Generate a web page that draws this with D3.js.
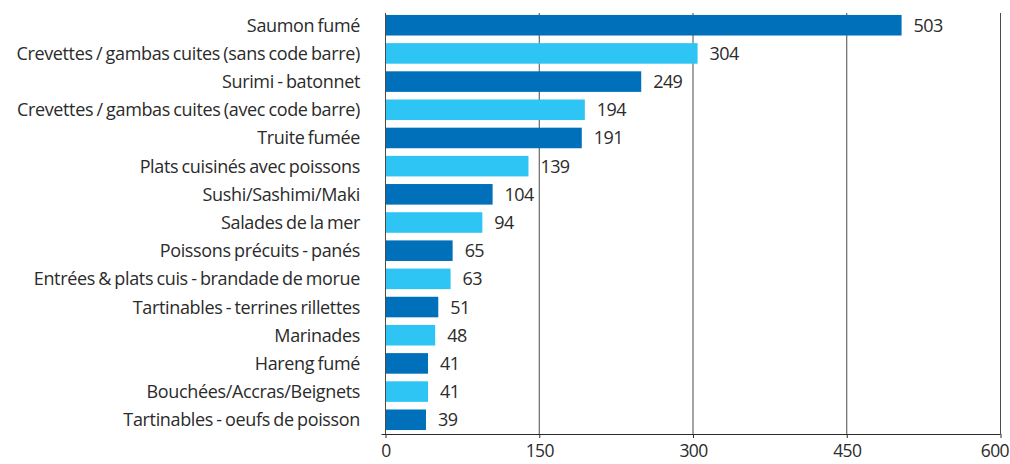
<!DOCTYPE html>
<html>
<head>
<meta charset="utf-8">
<script src="https://cdn.jsdelivr.net/npm/d3@7"></script>
<style>
  html, body { margin: 0; padding: 0; background: #fff; }
  svg text { font-family: "Open Sans", "Noto Sans", sans-serif; fill: #2b2b2b; }
</style>
</head>
<body>
<svg id="chart" width="1010" height="464"></svg>
<script>
const categories = [
  "Saumon fumé",
  "Crevettes / gambas cuites (sans code barre)",
  "Surimi - batonnet",
  "Crevettes / gambas cuites (avec code barre)",
  "Truite fumée",
  "Plats cuisinés avec poissons",
  "Sushi/Sashimi/Maki",
  "Salades de la mer",
  "Poissons précuits - panés",
  "Entrées & plats cuis - brandade de morue",
  "Tartinables - terrines rillettes",
  "Marinades",
  "Hareng fumé",
  "Bouchées/Accras/Beignets",
  "Tartinables - oeufs de poisson"
];
const values = [503, 304, 249, 194, 191, 139, 104, 94, 65, 63, 51, 48, 41, 41, 39];
const xTicks = [0, 150, 300, 450, 600];
const barColors = ["#0070ba", "#2ec5f4"];

const svg = d3.select("#chart");
const plot = { left: 385, right: 1000, top: 11, bottom: 434 };
const fontSize = 18;

const x = d3.scaleLinear().domain([0, 600]).range([plot.left, plot.right]);
const y = d3.scaleBand().domain(categories).range([plot.top, plot.bottom])
  .paddingInner(0.27).paddingOuter(0.14);

// vertical gridlines
svg.append("g").selectAll("line").data(xTicks).join("line")
  .attr("x1", d => x(d) + 0.5).attr("x2", d => x(d) + 0.5)
  .attr("y1", plot.top + 2).attr("y2", plot.bottom)
  .attr("stroke", "#4a4a4a").attr("stroke-width", 1);

// bars
svg.append("g").selectAll("rect").data(values).join("rect")
  .attr("x", x(0) + 1)
  .attr("y", (d, i) => y(categories[i]))
  .attr("width", d => x(d) - x(0))
  .attr("height", y.bandwidth())
  .attr("fill", (d, i) => barColors[i % 2]);

// value labels
svg.append("g").selectAll("text").data(values).join("text")
  .attr("x", d => x(d) + 13)
  .attr("y", (d, i) => y(categories[i]) + y.bandwidth() / 2)
  .attr("dy", "0.36em")
  .attr("font-size", fontSize)
  .attr("letter-spacing", -0.6)
  .text(d => d);

// category labels
svg.append("g").selectAll("text").data(categories).join("text")
  .attr("x", 360)
  .attr("y", d => y(d) + y.bandwidth() / 2)
  .attr("dy", "0.36em")
  .attr("text-anchor", "end")
  .attr("font-size", fontSize)
  .attr("letter-spacing", -0.35)
  .attr("word-spacing", -1)
  .text(d => d);

// x axis
const xAxis = d3.axisBottom(x).tickValues(xTicks).tickSize(4).tickPadding(7);
const gx = svg.append("g").attr("transform", `translate(0.5,${plot.bottom})`).call(xAxis);
gx.select(".domain").attr("d", `M${plot.left - 4},0.5H${plot.right}`).attr("stroke", "#2b2b2b");
gx.selectAll(".tick line").attr("stroke", "#2b2b2b");
gx.selectAll(".tick text").attr("font-size", 17.5)
  .attr("letter-spacing", -0.6)
  .style("font-family", '"Open Sans", "Noto Sans", sans-serif').attr("fill", "#2b2b2b");
// keep the last tick label inside the frame
gx.selectAll(".tick text").filter(d => d === 600).attr("text-anchor", "end").attr("x", 8);
</script>
</body>
</html>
*-*-*
• **DIRECTION**
Transcribe the listing in full and omit the pictures.

• **COMPLETED EXERCISE**
Generate a web page that draws this with D3.js.
<!DOCTYPE html>
<html>
<head>
<meta charset="utf-8">
<script src="https://cdn.jsdelivr.net/npm/d3@7"></script>
<style>
  html, body { margin: 0; padding: 0; background: #fff; }
  svg text { font-family: "Open Sans", "Noto Sans", sans-serif; fill: #2b2b2b; }
</style>
</head>
<body>
<svg id="chart" width="1010" height="464"></svg>
<script>
const categories = [
  "Saumon fumé",
  "Crevettes / gambas cuites (sans code barre)",
  "Surimi - batonnet",
  "Crevettes / gambas cuites (avec code barre)",
  "Truite fumée",
  "Plats cuisinés avec poissons",
  "Sushi/Sashimi/Maki",
  "Salades de la mer",
  "Poissons précuits - panés",
  "Entrées & plats cuis - brandade de morue",
  "Tartinables - terrines rillettes",
  "Marinades",
  "Hareng fumé",
  "Bouchées/Accras/Beignets",
  "Tartinables - oeufs de poisson"
];
const values = [503, 304, 249, 194, 191, 139, 104, 94, 65, 63, 51, 48, 41, 41, 39];
const xTicks = [0, 150, 300, 450, 600];
const barColors = ["#0070ba", "#2ec5f4"];

const svg = d3.select("#chart");
const plot = { left: 385, right: 1000, top: 11, bottom: 434 };
const fontSize = 18;

const x = d3.scaleLinear().domain([0, 600]).range([plot.left, plot.right]);
const y = d3.scaleBand().domain(categories).range([plot.top, plot.bottom])
  .paddingInner(0.27).paddingOuter(0.14);

// vertical gridlines
svg.append("g").selectAll("line").data(xTicks).join("line")
  .attr("x1", d => x(d) + 0.5).attr("x2", d => x(d) + 0.5)
  .attr("y1", plot.top + 2).attr("y2", plot.bottom)
  .attr("stroke", "#4a4a4a").attr("stroke-width", 1);

// bars
svg.append("g").selectAll("rect").data(values).join("rect")
  .attr("x", x(0) + 1)
  .attr("y", (d, i) => y(categories[i]))
  .attr("width", d => x(d) - x(0))
  .attr("height", y.bandwidth())
  .attr("fill", (d, i) => barColors[i % 2]);

// value labels
svg.append("g").selectAll("text").data(values).join("text")
  .attr("x", d => x(d) + 13)
  .attr("y", (d, i) => y(categories[i]) + y.bandwidth() / 2)
  .attr("dy", "0.36em")
  .attr("font-size", fontSize)
  .attr("letter-spacing", -0.6)
  .text(d => d);

// category labels
svg.append("g").selectAll("text").data(categories).join("text")
  .attr("x", 360)
  .attr("y", d => y(d) + y.bandwidth() / 2)
  .attr("dy", "0.36em")
  .attr("text-anchor", "end")
  .attr("font-size", fontSize)
  .attr("letter-spacing", -0.35)
  .attr("word-spacing", -1)
  .text(d => d);

// x axis
const xAxis = d3.axisBottom(x).tickValues(xTicks).tickSize(4).tickPadding(7);
const gx = svg.append("g").attr("transform", `translate(0.5,${plot.bottom})`).call(xAxis);
gx.select(".domain").attr("d", `M${plot.left - 4},0.5H${plot.right}`).attr("stroke", "#2b2b2b");
gx.selectAll(".tick line").attr("stroke", "#2b2b2b");
gx.selectAll(".tick text").attr("font-size", 17.5)
  .attr("letter-spacing", -0.6)
  .style("font-family", '"Open Sans", "Noto Sans", sans-serif').attr("fill", "#2b2b2b");
// keep the last tick label inside the frame
gx.selectAll(".tick text").filter(d => d === 600).attr("text-anchor", "end").attr("x", 8);
</script>
</body>
</html>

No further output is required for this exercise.